Nour’s Ten Snapshot Memories (in no particular order)
- I got married (twice!) and had 10 children. Well, okay, no not quite. It’s a playful camp joke for when you get assigned a co-counselor and campers. I was lucky to have two amazing co-counselors (two wifey’s!) and 10 wonderful campers. Incredibly grateful and blessed to have known those kiddos. We were the awesome Cabin 8. “Cabin 8, we are great!” was our chant.
- My first experience being at a camp AND sleeping on a bunkbed.
- Singing (and learning) camp songs and being around a campfire. The campers were adamant about teaching me “The Floss” (still learning) and “The Whoa” (I’m, uh, not very good). Hopefully, I will be an expert by next year!
- Making a delicious dessert around a campfire. First time making a banana boat! A great combination of healthy and ummm sugary goodness. It balances out right?! Watching the kids laughing, teasing, and reminiscing…what a pure scene. Even if it was for a moment, a moment where they forget about their disease, it will be a moment they will pull in hard times.
- Every night as the campers went to sleep, and I completed my nightly 11:30PM shower (quiet, peaceful showers I should emphasize), I would step outside for a quick minute and just take it all in. I look at the night sky filled with sparkling gems. You could never see that many stars in the city. They just overtook the sky and radiated in all directions. It felt like a fairytale.
- I saw my first shooting star. I’m glad one of my co-counselors was with me, otherwise I would have thought I imagined it! I did what anyone would have done when seeing a shooting star – I made a wish upon that star. It sounds silly perhaps. But if this wasn’t the time to embrace childhood, then when do you start? You know what I wished? I wished for everyone’s health and happiness. Everyone deserves that. I hope that is not corny.

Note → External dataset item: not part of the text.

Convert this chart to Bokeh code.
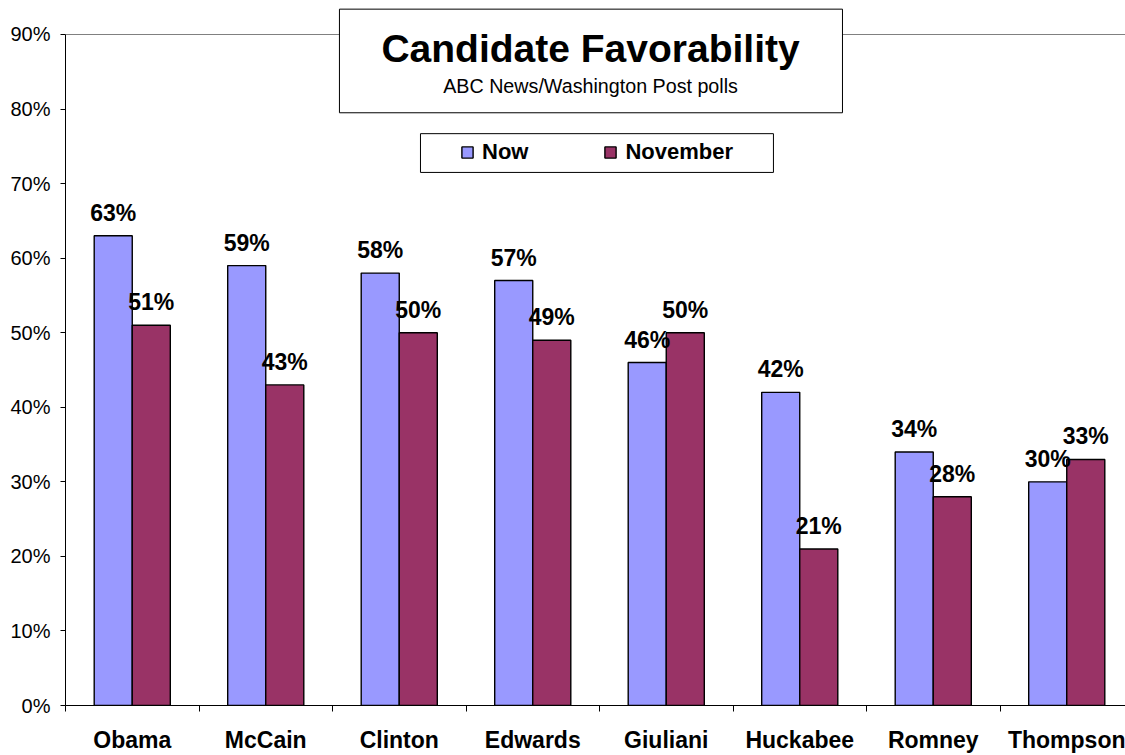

- I learned to share two bathroom and shower stalls with 24 females. There are five females in my household, so I was born to handle this just fine!
- Going to bed at 12am and waking up at 5:30am. Great introduction to Motherhood 101!
- Most of my fellow co-counselors also had IBD. I spent most of my life hiding that I had IBD and embarrassed to talk about it. It felt comforting and reassuring to have relaxed conversations about poop without any judgment! I had never felt so much at home.
- It was wonderful to be an “unplugged” community. Nine days without using my phone or any other technology. It was hard the first few days not being able to reach for my phone and check my email or missed calls. I even started to feel phantom vibrations. But it was rejuvenating to be disconnected and really being in the present. We are constantly inundated and stimulated by so much technology that we miss out in living in the now. Just being present. Being in the moment and really living it.
I actually had to call my family using a landline phone. When was the last time anyone used a landline?! A great throwback to our pre-advanced technology days.
This was an experience that I am still struggling to put into words. There was so much love, dedication, and pure commitment. I found the helpers. Genuine, selfless helpers. I felt inspired and moved by this overflow of love. Thank you for giving these kids memories they will cherish and help them grow. Thank you for teaching them by example how to be helpers. Mr. Rogers was right. There are helpers everywhere, and even if we don’t know this about ourselves, we too are helpers.
Nour Al-Timimi is a Marvel enthusiast, avid hiker, and work-in-progress baker! In her spare time, Nour enjoys reading, writing about various topics and issues, and conversing about the latest science discoveries. She aspires to visit as many museums, waterfalls, and cafes as possible (in no particular order)! Nour has her M.S. in Global Medicine from USC Keck School of Medicine.